Last week, in the midst of the student loan interest crisis, we looked at different options for dealing with paying back student loans. Though Congress has a fix -- for now -- the burden of student loan repayment looms large over many graduates' heads. Still desperate and considering bankruptcy? Hate to say we told you so, but that's not going to happen.

In two recent cases, two different courts ruled that students could not discharge their student debts through bankruptcy. Why? It's a very high standard to overcome.

In the first case, Robert Bentley Marlow applied for bankruptcy attempting to discharge $250,000 in student debt he accumulated in obtaining both a law and master's degree. Though he passed the Tennessee bar exam in 2010, he was not admitted to the bar for previous motor vehicle and alcohol citations, and because he failed monitoring attempts through a lawyer's assistance program.

Since graduating from school, Marlow had not had steady employment and found sporadic work as a construction worker, landscaper, and even collecting scrap metal and aluminum cans. Though he received financial assistance from his family, his loan payments amounted to less than $1,000.

Judge Karen Caldwell, of the U.S. District Court of the Eastern District of Tennessee, found that Marlow did not establish that paying his loans was an undue hardship. The court noted that he was not ill or suffering from disability, was well educated, has useable job skills and has no dependents. Rather than using his time to find a job , the court stated that Marlow used all of his time filing pro se lawsuits.

In another suit, Nathan Maas sought to discharge four private loans, he took out as a student, totaling $47,000. He argued that he used the funds for living expenses, rather than education, and were not "typical educational loans." The court did not agree.

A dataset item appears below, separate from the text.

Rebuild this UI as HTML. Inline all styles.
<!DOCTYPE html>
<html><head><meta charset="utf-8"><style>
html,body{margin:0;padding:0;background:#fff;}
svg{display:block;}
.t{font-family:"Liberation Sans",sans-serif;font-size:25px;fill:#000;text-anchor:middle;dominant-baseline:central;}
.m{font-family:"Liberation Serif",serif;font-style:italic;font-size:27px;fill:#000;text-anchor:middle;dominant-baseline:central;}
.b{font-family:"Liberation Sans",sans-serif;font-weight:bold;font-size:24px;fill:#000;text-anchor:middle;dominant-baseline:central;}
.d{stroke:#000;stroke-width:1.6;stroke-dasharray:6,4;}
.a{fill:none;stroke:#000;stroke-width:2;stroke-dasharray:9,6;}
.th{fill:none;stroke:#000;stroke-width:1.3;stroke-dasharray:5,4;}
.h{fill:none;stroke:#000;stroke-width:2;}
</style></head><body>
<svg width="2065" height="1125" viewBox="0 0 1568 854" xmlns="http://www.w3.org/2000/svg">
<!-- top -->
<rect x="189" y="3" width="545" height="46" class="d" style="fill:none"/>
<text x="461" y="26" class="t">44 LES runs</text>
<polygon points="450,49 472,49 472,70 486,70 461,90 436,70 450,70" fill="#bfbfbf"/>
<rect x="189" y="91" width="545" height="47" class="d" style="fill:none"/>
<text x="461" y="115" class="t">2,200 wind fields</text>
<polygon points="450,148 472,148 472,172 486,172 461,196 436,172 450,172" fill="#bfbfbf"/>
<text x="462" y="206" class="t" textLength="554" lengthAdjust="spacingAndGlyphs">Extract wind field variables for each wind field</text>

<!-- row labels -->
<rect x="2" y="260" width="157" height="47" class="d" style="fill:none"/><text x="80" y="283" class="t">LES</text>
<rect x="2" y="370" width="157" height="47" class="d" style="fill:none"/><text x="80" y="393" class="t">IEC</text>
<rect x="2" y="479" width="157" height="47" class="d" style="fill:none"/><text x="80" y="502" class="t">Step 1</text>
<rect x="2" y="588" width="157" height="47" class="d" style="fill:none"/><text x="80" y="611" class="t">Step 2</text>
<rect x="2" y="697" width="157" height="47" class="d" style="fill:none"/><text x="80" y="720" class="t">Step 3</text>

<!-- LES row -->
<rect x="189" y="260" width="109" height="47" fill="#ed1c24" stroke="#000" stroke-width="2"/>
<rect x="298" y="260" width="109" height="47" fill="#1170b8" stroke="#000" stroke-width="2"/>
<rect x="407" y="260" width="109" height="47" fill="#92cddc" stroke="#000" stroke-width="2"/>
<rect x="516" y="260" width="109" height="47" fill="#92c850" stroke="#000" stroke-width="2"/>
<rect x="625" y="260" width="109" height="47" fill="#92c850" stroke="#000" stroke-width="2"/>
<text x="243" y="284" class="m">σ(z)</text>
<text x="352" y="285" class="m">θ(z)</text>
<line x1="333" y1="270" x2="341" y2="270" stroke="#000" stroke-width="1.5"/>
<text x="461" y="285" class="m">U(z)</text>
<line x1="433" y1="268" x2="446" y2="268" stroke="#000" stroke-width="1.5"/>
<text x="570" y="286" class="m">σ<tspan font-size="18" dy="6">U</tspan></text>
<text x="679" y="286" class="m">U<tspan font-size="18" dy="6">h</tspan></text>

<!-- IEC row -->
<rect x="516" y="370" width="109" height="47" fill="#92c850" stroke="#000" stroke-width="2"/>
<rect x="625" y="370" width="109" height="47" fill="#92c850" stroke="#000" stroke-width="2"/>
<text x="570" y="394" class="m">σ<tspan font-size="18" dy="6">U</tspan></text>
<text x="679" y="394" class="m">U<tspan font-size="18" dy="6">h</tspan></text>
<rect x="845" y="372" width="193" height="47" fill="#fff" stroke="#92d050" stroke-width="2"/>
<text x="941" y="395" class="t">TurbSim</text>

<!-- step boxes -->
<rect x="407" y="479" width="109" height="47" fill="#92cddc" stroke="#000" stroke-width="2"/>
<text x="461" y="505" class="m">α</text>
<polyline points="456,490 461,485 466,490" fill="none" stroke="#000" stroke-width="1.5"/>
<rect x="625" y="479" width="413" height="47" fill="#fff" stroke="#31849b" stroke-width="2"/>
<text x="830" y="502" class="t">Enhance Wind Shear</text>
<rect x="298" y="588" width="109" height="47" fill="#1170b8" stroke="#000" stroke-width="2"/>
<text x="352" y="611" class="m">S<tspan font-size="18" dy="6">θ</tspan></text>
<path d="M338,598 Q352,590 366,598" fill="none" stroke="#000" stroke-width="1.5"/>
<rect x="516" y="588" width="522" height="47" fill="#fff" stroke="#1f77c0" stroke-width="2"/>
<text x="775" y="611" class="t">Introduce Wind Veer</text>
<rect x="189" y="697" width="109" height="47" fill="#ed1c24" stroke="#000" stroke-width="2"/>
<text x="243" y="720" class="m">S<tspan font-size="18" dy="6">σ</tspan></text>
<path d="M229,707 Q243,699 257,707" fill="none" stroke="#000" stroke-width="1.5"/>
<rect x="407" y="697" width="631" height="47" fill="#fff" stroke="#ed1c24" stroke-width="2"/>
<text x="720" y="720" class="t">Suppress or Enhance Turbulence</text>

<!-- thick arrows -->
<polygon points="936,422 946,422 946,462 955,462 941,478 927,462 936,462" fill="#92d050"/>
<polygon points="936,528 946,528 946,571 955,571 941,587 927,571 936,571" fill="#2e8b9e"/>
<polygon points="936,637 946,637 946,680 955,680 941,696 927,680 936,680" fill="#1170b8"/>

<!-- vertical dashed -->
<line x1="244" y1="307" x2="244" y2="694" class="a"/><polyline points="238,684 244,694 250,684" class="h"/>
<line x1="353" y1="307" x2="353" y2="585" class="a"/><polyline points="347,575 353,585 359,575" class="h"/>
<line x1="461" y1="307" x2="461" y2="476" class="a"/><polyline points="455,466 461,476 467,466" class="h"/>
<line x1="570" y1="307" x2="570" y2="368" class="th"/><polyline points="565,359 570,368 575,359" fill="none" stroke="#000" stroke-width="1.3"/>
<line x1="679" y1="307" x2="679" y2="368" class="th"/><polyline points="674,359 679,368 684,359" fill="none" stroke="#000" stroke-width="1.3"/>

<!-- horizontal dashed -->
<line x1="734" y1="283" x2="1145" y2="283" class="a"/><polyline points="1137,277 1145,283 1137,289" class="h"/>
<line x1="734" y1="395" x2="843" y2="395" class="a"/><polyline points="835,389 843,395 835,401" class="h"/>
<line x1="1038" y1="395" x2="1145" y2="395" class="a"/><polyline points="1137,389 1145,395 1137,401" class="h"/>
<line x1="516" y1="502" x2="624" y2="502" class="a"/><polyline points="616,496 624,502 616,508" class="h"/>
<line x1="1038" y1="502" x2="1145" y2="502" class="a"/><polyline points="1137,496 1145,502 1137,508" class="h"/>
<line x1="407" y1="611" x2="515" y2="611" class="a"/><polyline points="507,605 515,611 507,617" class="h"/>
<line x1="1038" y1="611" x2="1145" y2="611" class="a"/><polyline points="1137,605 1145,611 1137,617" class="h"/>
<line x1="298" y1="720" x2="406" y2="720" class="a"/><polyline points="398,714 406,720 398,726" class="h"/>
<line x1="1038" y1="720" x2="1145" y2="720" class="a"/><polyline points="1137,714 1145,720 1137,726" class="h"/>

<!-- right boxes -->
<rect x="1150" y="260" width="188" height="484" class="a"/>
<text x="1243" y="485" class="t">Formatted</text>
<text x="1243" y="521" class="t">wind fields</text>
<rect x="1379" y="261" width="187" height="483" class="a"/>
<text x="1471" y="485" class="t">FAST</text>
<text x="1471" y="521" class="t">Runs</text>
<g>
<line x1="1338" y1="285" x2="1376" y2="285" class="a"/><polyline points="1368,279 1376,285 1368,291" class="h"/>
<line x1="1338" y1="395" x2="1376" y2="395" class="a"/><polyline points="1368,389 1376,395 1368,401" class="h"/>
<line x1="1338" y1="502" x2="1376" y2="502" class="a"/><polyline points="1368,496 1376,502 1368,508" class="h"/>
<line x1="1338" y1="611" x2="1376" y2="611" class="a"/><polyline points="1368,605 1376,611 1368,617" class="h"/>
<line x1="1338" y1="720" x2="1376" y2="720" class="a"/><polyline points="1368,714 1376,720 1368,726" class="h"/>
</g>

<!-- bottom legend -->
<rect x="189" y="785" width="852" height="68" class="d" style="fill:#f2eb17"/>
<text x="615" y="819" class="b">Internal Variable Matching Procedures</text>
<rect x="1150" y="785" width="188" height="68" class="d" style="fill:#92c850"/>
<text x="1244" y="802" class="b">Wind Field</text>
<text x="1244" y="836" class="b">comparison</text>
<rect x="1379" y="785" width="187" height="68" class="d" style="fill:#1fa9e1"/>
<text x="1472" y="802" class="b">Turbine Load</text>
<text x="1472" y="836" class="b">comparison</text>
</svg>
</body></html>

In rejecting his arguments, U.S. Bankruptcy Judge James Gregg stated: "None of the arguments raised by the Debtor are sufficient to overcome the plain language of the loan application documents, which specifically and repeatedly reference the educational nature of the loans." The court noted that Maas failed to produce any evidence indicating the loans were just for living expenses during and after graduating from law school.

That doesn't mean it's entirely impossible -- only mostly impossible. In two recent cases, student loans were discharged where (1) the Debtor was making $40,000 annually as a juvenile probation officer; and (2) the Debtor had Asperger's syndrome and making loan payments was an undue hardship.

Going the bankruptcy route is not recommended but if you are going to go down that road you should lawyer up and be ready to show real undue hardship.